Soll heißen: Die Libyen-Konferenz, die vor vier Wochen auf Einladung von Bundeskanzlerin Angela Merkel (CDU) in Berlin abgehalten wurde, war nicht umsonst. Dieser Eindruck hatte durchaus entstehen können, denn weder gibt es eine verlässliche Waffenruhe in Libyen noch konnten die Waffenlieferungen an die Kriegsparteien gestoppt werden.

Mit dem Libyen-Treffen in München sei nun, wie in Berlin vereinbart, ein Komitee geschaffen worden, das die Einhaltung der Berliner Beschlüsse überwacht, berichtete Maas. Hier bestehe "zurückhaltend formuliert noch Nachholbedarf". Überdies gehe es darum, den "innerlibyschen Prozess zu begleiten und zu unterstützen", also Friedensverhandlungen unter Vermittlung der UN.
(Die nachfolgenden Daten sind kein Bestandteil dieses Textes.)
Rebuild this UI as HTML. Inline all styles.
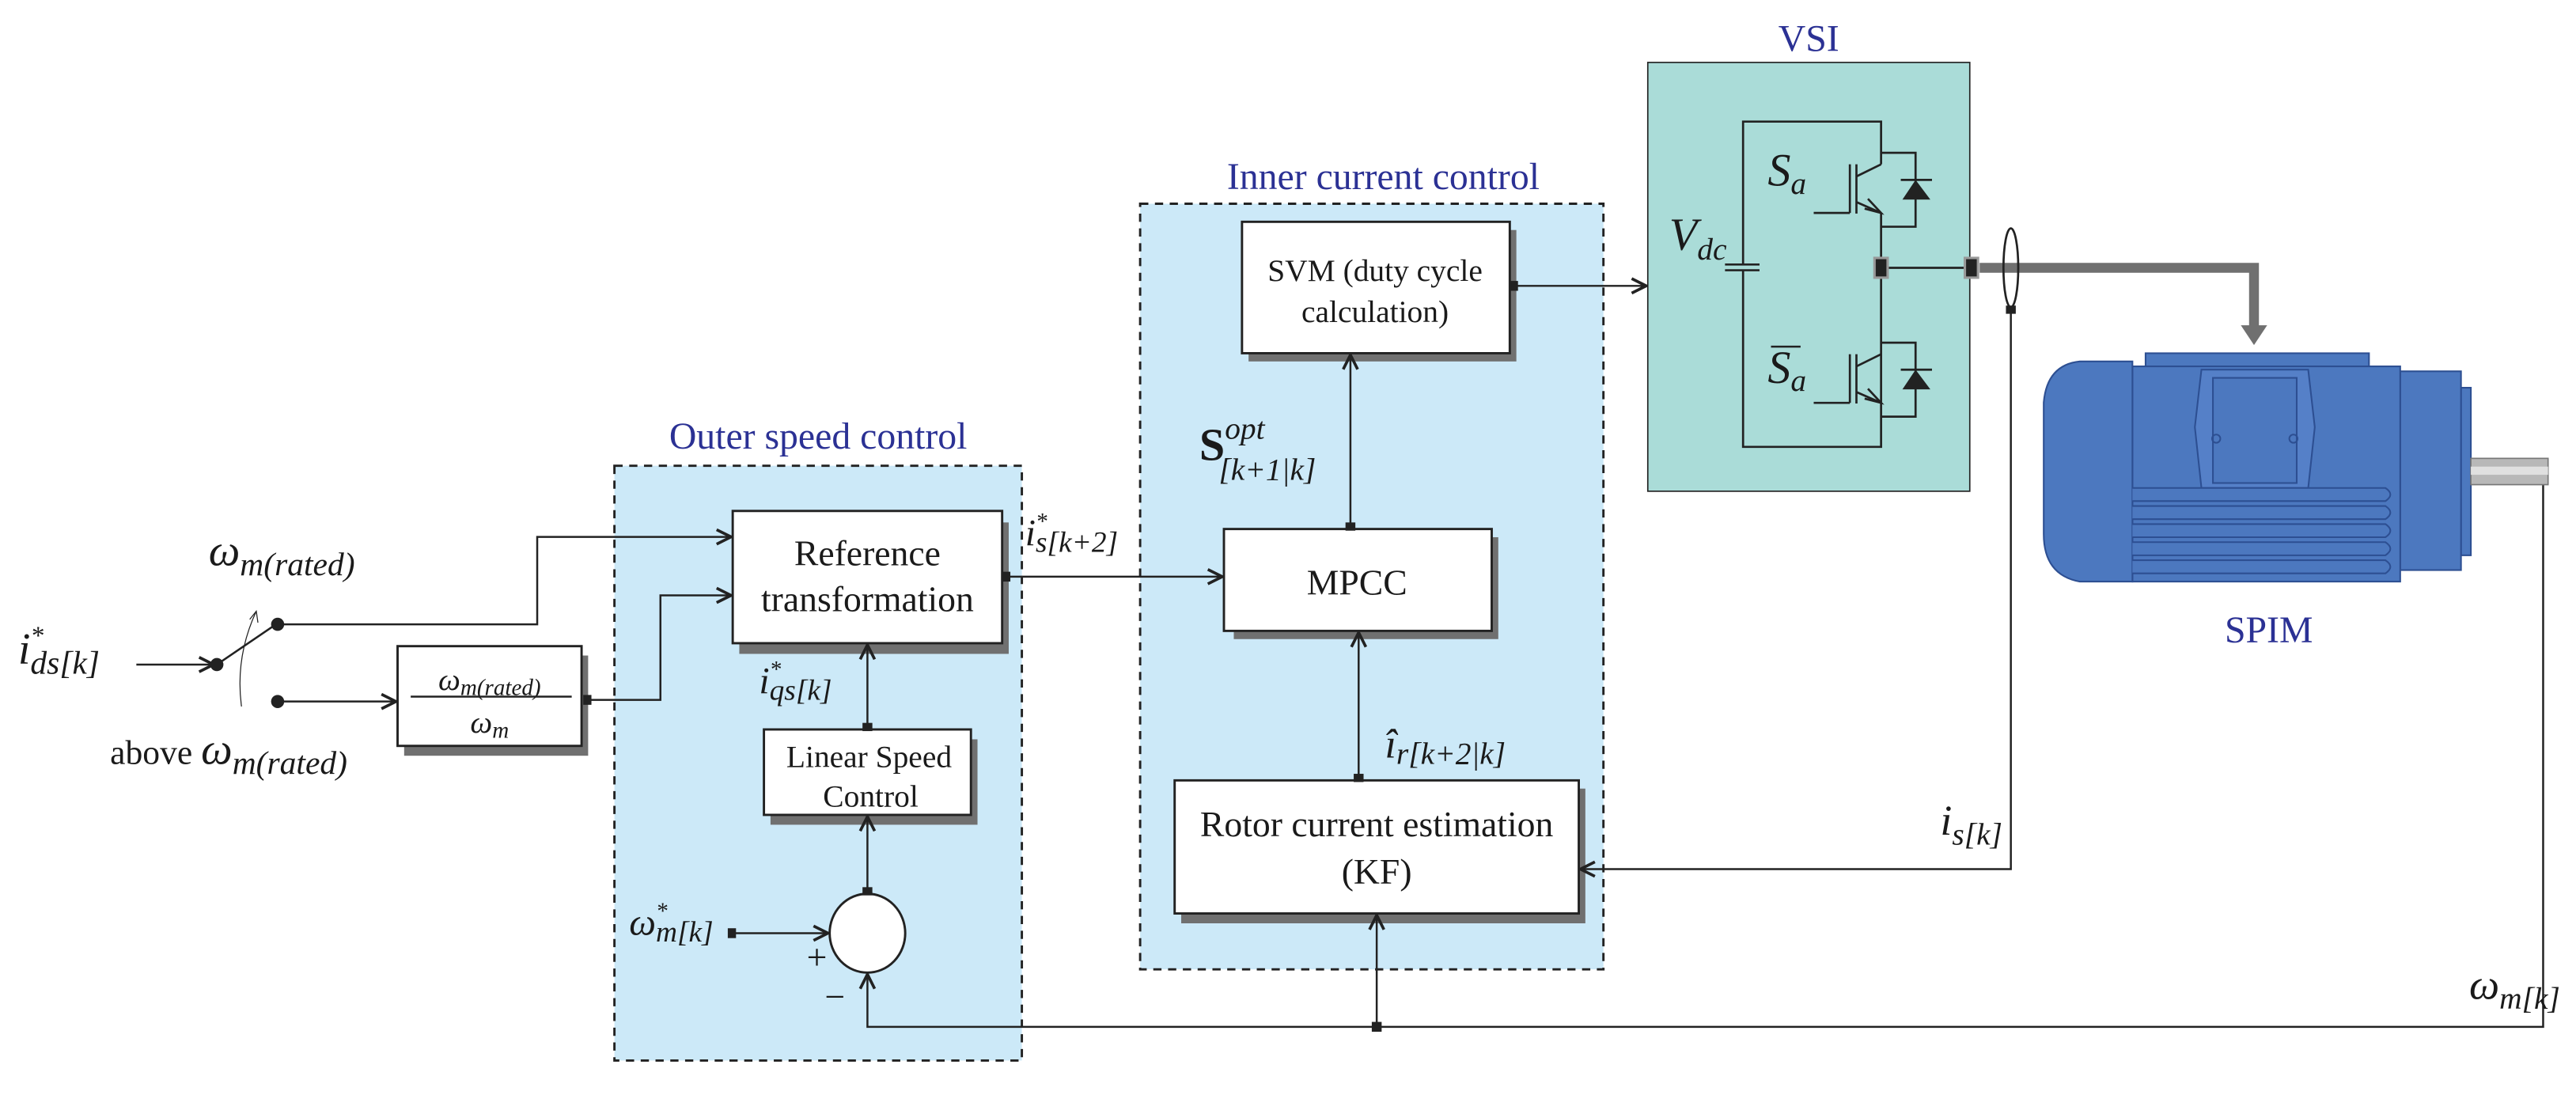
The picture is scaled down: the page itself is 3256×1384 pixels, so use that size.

Alle, die in Berlin dabei gewesen seien, seien auch diesmal am Tisch gewesen und hätten sich erneut zu den Berliner Beschlüssen bekannt. "Dabei ist allerdings auch ganz offen darüber gesprochen worden, dass es offensichtlich war, dass es in den letzten Wochen nicht unerhebliche und zahlreiche Verstöße gegen das Waffenembargo gegeben hat", räumte Maas ein. Das ist der Punkt. Weder hat die Türkei ihre Waffenhilfe für die Truppen der international anerkannten Regierung von Premier Fayez al-Serraj gestoppt, noch haben die Vereinigten Arabischen Emirate ihre Lieferungen an General Khalifa Haftar beendet. Und schon gar nicht haben die Russen ihre Söldner zurückgepfiffen.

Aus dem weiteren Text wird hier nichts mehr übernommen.